Source material:
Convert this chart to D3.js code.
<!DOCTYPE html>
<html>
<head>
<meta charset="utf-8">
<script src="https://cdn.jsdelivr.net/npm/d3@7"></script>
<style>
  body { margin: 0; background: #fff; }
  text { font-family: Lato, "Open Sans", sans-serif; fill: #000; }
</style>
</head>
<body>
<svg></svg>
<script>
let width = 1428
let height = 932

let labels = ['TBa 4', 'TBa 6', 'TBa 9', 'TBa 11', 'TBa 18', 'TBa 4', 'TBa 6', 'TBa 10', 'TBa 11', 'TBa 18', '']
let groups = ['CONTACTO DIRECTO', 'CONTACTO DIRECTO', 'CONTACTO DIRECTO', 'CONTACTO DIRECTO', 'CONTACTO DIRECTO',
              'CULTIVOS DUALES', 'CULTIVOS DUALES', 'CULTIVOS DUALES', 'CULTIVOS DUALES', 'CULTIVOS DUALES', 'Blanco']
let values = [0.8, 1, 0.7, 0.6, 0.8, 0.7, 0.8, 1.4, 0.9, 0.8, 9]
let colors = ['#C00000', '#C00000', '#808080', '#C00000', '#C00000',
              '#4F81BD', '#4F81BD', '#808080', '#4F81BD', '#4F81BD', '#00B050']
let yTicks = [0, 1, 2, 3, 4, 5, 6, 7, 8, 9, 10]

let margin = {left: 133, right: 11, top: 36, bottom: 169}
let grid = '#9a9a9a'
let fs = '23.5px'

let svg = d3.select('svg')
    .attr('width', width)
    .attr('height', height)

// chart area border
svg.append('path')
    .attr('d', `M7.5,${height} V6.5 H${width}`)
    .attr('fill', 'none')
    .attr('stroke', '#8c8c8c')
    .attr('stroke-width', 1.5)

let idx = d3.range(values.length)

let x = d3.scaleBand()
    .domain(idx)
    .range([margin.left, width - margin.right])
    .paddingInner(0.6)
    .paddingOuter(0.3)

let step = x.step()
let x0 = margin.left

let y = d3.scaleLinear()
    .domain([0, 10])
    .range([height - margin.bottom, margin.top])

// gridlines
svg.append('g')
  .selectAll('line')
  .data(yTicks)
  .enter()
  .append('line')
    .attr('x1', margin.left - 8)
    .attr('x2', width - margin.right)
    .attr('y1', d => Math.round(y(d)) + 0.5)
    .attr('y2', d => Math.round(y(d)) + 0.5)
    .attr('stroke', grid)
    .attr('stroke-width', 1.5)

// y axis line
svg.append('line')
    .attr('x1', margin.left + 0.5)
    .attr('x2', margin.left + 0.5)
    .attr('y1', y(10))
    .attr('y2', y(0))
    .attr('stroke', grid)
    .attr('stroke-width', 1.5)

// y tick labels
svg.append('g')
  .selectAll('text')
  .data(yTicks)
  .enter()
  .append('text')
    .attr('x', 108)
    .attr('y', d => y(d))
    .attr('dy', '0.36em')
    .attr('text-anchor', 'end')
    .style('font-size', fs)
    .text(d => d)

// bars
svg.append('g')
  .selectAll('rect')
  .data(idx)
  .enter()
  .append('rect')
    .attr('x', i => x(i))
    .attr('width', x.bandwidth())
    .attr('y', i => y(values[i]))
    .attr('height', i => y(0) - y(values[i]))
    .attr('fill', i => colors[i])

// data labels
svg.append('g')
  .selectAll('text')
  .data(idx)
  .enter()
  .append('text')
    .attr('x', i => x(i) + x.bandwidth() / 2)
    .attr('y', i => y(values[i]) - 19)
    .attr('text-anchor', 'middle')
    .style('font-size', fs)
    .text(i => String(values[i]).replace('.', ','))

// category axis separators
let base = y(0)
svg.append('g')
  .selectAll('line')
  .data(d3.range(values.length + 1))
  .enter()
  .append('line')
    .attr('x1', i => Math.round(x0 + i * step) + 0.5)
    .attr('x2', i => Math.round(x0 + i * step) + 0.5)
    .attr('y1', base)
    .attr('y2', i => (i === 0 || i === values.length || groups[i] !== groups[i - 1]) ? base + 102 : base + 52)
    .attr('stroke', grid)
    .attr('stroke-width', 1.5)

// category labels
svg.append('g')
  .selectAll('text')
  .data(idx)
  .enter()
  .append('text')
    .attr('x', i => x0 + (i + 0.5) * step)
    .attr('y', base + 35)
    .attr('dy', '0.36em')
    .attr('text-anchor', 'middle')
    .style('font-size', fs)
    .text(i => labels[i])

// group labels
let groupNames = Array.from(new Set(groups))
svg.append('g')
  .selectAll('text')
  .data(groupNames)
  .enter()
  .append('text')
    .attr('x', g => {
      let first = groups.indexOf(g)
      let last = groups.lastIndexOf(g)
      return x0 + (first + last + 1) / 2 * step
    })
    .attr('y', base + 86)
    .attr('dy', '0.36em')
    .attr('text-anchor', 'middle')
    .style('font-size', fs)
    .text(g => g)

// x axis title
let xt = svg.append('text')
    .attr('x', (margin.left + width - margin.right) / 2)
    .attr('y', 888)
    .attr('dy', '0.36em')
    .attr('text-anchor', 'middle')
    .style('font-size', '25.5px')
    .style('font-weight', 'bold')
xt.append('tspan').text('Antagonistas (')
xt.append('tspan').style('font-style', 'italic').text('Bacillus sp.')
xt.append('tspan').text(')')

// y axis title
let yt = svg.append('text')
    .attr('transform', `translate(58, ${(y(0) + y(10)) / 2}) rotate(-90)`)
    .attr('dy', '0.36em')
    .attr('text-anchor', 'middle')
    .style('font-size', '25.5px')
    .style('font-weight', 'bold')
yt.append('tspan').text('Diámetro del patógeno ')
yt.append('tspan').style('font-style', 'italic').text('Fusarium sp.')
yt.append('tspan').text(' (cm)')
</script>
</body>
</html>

Exercise aim: Copy exactly the lines that run from the first line of the data to the line containing "let height = 932", please, with both ends included and nothing else.

Full solution:
Convert this chart to D3.js code.
<!DOCTYPE html>
<html>
<head>
<meta charset="utf-8">
<script src="https://cdn.jsdelivr.net/npm/d3@7"></script>
<style>
  body { margin: 0; background: #fff; }
  text { font-family: Lato, "Open Sans", sans-serif; fill: #000; }
</style>
</head>
<body>
<svg></svg>
<script>
let width = 1428
let height = 932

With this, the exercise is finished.